There are several problems here, the least of which is hideous Marcionism. To characterise Jesus and the early church as being disconnected from Israel and her history is to miss the point. The story of Jesus is the fulfilment of the Torah (Matthew 5.17) and the apostles can speak against the law because although being a good, God given thing, it's purpose in the lives of God's people has been taken by Christians' unity to Christ and the dwelling of the Spirit in their bodies. Not because Israel was trying to earn her salvation and needed to be set straight, rather that Israel (and the rest of humanity and creation) has been redeemed in Jesus. The people of God are no longer marked by circumcision and other marks of Torah-obedience, but faith in the faithfulness of Jesus, so that whoever confesses that Jesus is Lord and believes in their heart that God raised him from the dead will be saved.

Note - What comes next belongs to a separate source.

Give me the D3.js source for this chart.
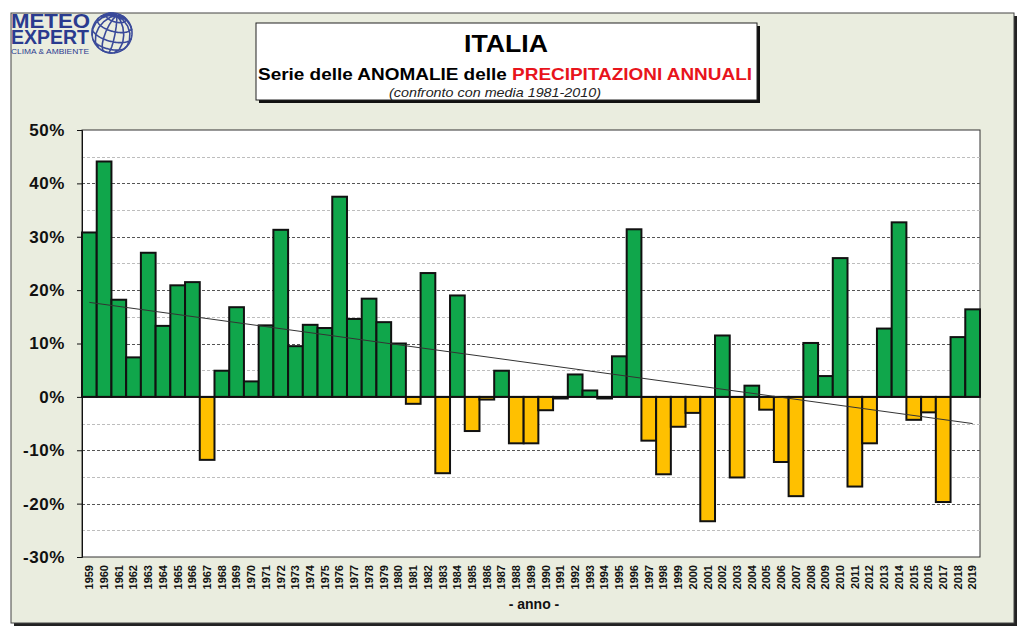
<!DOCTYPE html>
<html><head><meta charset="utf-8">
<script src="https://cdn.jsdelivr.net/npm/d3@7"></script>
<style>body{margin:0;background:#fff;}svg{display:block;}</style>
</head><body>
<script>
const years = d3.range(1959, 2020).map(String);
const anomalies = [30.8,44.1,18.2,7.4,27.0,13.3,20.9,21.5,-11.8,4.9,
  16.8,2.9,13.4,31.3,9.5,13.5,12.9,37.5,14.6,18.4,
  14.0,10.0,-1.3,23.2,-14.3,19.0,-6.4,-0.5,4.9,-8.7,
  -8.7,-2.5,-0.3,4.2,1.2,-0.3,7.6,31.4,-8.2,-14.5,
  -5.6,-3.0,-23.3,11.5,-15.1,2.1,-2.4,-12.2,-18.6,10.1,
  3.9,26.0,-16.8,-8.7,12.8,32.7,-4.3,-2.9,-19.7,11.2,16.4];
const trendEnds = [17.7, -5.0];
const majorTicks = [50,40,30,20,10,0,-10,-20,-30];
const minorTicks = [45,35,25,15,5,-5,-15,-25];
const titleText = "ITALIA";
const subtitleParts = [["Serie delle ", "#000"],["ANOMALIE", "#000"],[" delle ", "#000"],["PRECIPITAZIONI ANNUALI", "#e8141c"]];
const noteText = "(confronto con media 1981-2010)";
const xTitle = "- anno -";

const W = 1027, H = 636;
const svg = d3.select("body").append("svg").attr("width", W).attr("height", H);
const font = "Arial, 'Liberation Sans', sans-serif";

// outer frame with shadow
svg.append("rect").attr("x", 14).attr("y", 16).attr("width", 1003).attr("height", 610).attr("fill", "#222");
svg.append("rect").attr("x", 11).attr("y", 13).attr("width", 1003).attr("height", 610)
  .attr("fill", "#eaeddf").attr("stroke", "#444").attr("stroke-width", 1);

// plot area
const L = 82, R = 980, T = 130, B = 557;
const x = d3.scaleBand().domain(years).range([L, R]).padding(0);
const y = d3.scaleLinear().domain([-30, 50]).range([B, T]);

svg.append("rect").attr("x", L).attr("y", T).attr("width", R - L).attr("height", B - T)
  .attr("fill", "#fff").attr("stroke", "#333").attr("stroke-width", 1);

// gridlines
svg.append("g").selectAll("line").data(minorTicks).join("line")
  .attr("x1", L).attr("x2", R).attr("y1", d => Math.round(y(d)) + 0.5).attr("y2", d => Math.round(y(d)) + 0.5)
  .attr("stroke", "#bdbdbd").attr("stroke-width", 1).attr("stroke-dasharray", "3,2");
svg.append("g").selectAll("line").data(majorTicks.filter(d => d !== 50 && d !== -30 && d !== 0)).join("line")
  .attr("x1", L).attr("x2", R).attr("y1", d => Math.round(y(d)) + 0.5).attr("y2", d => Math.round(y(d)) + 0.5)
  .attr("stroke", "#555").attr("stroke-width", 1).attr("stroke-dasharray", "3,2");

// bars
svg.append("g").selectAll("rect").data(anomalies).join("rect")
  .attr("x", (d, i) => x(years[i]))
  .attr("width", x.bandwidth())
  .attr("y", d => y(Math.max(0, d)))
  .attr("height", d => Math.abs(y(d) - y(0)))
  .attr("fill", d => d >= 0 ? "#10a64b" : "#ffc000")
  .attr("stroke", "#111").attr("stroke-width", 2);

// zero line
svg.append("line").attr("x1", L).attr("x2", R).attr("y1", y(0)).attr("y2", y(0))
  .attr("stroke", "#111").attr("stroke-width", 1.5);

// trend line
svg.append("line")
  .attr("x1", x(years[0]) + x.bandwidth() / 2).attr("y1", y(trendEnds[0]))
  .attr("x2", x(years[years.length - 1]) + x.bandwidth() / 2).attr("y2", y(trendEnds[1]))
  .attr("stroke", "#333").attr("stroke-width", 1);

// y axis
const yAxis = d3.axisLeft(y).tickValues(majorTicks).tickSize(5).tickPadding(12).tickFormat(d => d + "%");
const gy = svg.append("g").attr("transform", `translate(${L},0)`).call(yAxis);
gy.select(".domain").attr("stroke", "#111");
gy.selectAll(".tick line").attr("stroke", "#111");
gy.selectAll("text").attr("font-family", font).attr("font-weight", "bold").attr("font-size", 17)
  .attr("letter-spacing", 0.6).attr("fill", "#111");

// x axis labels
const xAxis = d3.axisBottom(x).tickSize(0).tickPadding(0);
const gx = svg.append("g").attr("transform", `translate(0,${B})`).call(xAxis);
gx.select(".domain").remove();
gx.selectAll("text")
  .attr("font-family", font).attr("font-weight", "bold").attr("font-size", 11).attr("fill", "#111")
  .attr("transform", "rotate(-90)").attr("text-anchor", "end")
  .attr("x", -8).attr("y", 0).attr("dy", "0.35em");

svg.append("text").attr("x", 534).attr("y", 609).attr("text-anchor", "middle")
  .attr("font-family", font).attr("font-weight", "bold").attr("font-size", 14).attr("fill", "#111").text(xTitle);

// title box
svg.append("rect").attr("x", 259).attr("y", 26).attr("width", 501).attr("height", 77).attr("fill", "#111");
svg.append("rect").attr("x", 256).attr("y", 23).attr("width", 501).attr("height", 77)
  .attr("fill", "#fff").attr("stroke", "#222").attr("stroke-width", 1);
svg.append("text").attr("x", 506).attr("y", 52).attr("text-anchor", "middle")
  .attr("font-family", font).attr("font-weight", "bold").attr("font-size", 23).attr("fill", "#000")
  .attr("textLength", 84).attr("lengthAdjust", "spacingAndGlyphs").text(titleText);
const st = svg.append("text").attr("x", 505).attr("y", 80).attr("text-anchor", "middle")
  .attr("font-family", font).attr("font-weight", "bold").attr("font-size", 16.5)
  .attr("textLength", 494).attr("lengthAdjust", "spacingAndGlyphs");
subtitleParts.forEach(p => st.append("tspan").attr("fill", p[1]).text(p[0]));
svg.append("text").attr("x", 495).attr("y", 97).attr("text-anchor", "middle")
  .attr("font-family", font).attr("font-style", "italic").attr("font-size", 13).attr("fill", "#222")
  .attr("textLength", 212).attr("lengthAdjust", "spacingAndGlyphs").text(noteText);

// logo
const logo = svg.append("g");
const lt = logo.append("text").attr("font-family", font).attr("font-weight", "bold")
  .attr("font-size", 19.5).attr("fill", "#2a3b8f");
lt.append("tspan").attr("x", 11).attr("y", 27.5).attr("textLength", 79).attr("lengthAdjust", "spacingAndGlyphs").text("METEO");
lt.append("tspan").attr("x", 11).attr("y", 43.5).attr("textLength", 78).attr("lengthAdjust", "spacingAndGlyphs").text("EXPERT");
logo.append("text").attr("x", 11).attr("y", 53.5).attr("font-family", font)
  .attr("font-size", 6.5).attr("fill", "#2a3b8f").attr("textLength", 78).attr("lengthAdjust", "spacingAndGlyphs").text("CLIMA & AMBIENTE");
const proj = d3.geoOrthographic().scale(20).translate([112, 33]).rotate([-20, -25, -15]);
const path = d3.geoPath(proj);
logo.append("path").datum(d3.geoGraticule().step([30, 30])()).attr("d", path)
  .attr("fill", "none").attr("stroke", "#3a4a9a").attr("stroke-width", 1.6);
logo.append("path").datum({type: "Sphere"}).attr("d", path)
  .attr("fill", "none").attr("stroke", "#3a4a9a").attr("stroke-width", 1.6);
</script>
</body></html>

You would also be hard-pressed to separate Paul from the nitty-gritty of reality. Not just an intellectual idealist, Paul is concerned as much as the Law is in living out life rightly. From circumcision to sex and money to political authority, Paul has more to say than a justified by faith free-for-all how to live life. By the same token, to portray the Law as being just about works and not love is a vulgar misrepresentation because it is love itself that lies at the heart of the Torah: "And now, Israel, what does the Lord your God require of you, but to fear the Lord your God, to walk in all his ways, to love him, to serve the Lord your God with all your heart and with all your soul, and to keep the commandments and statutes of the Lord, which I am commanding you today for your good?" Deuteronomy 10.12-13 (cf. Deuteronomy 10.12-22, 6.1-9 and 7.7-16).

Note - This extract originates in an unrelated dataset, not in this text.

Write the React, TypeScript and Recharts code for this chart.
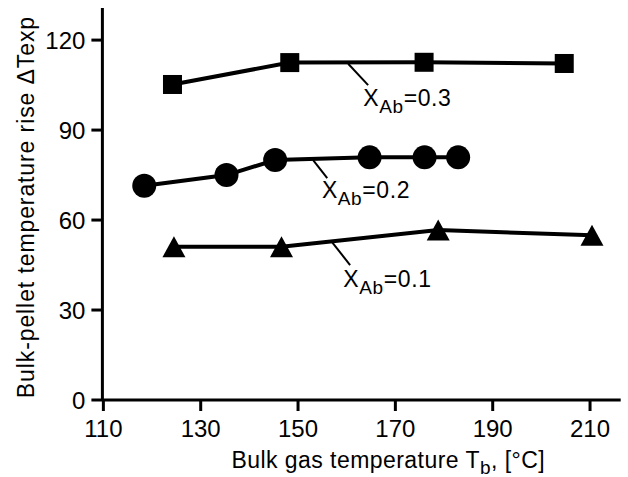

As Oliver O'Donovan helpfully states:
"On two occasions in the writings of Saint Luke we are told that a crowd which heard the preaching of the gospel asked, 'What shall we do?' The answer was different in either case. John the Baptist (Lk. 3:10ff.) responded with some specific moral counsel: 'He who has two coats, let him share with him who has none; and he who has food, let him do likewise.' Saint Peter, on the other hand (Acts 2:37-38), replied, 'Repent, and be baptized every one of you in the name of Jesus Christ for the forgiveness of your sins; and you shall receive the gift of the Holy Spirit.' It would be mistaken to interpret this difference in terms of a contrast between law and gospel, between preaching before and preaching after the coming of Christ. John the Baptist was quite capable of giving the reply that Saint Peter gave (apart from the name of Jesus and the promise of the Holy Spirit), while Saint Peter could easily have replied as John did..." Resurrection and Moral Order, pp. 182-183.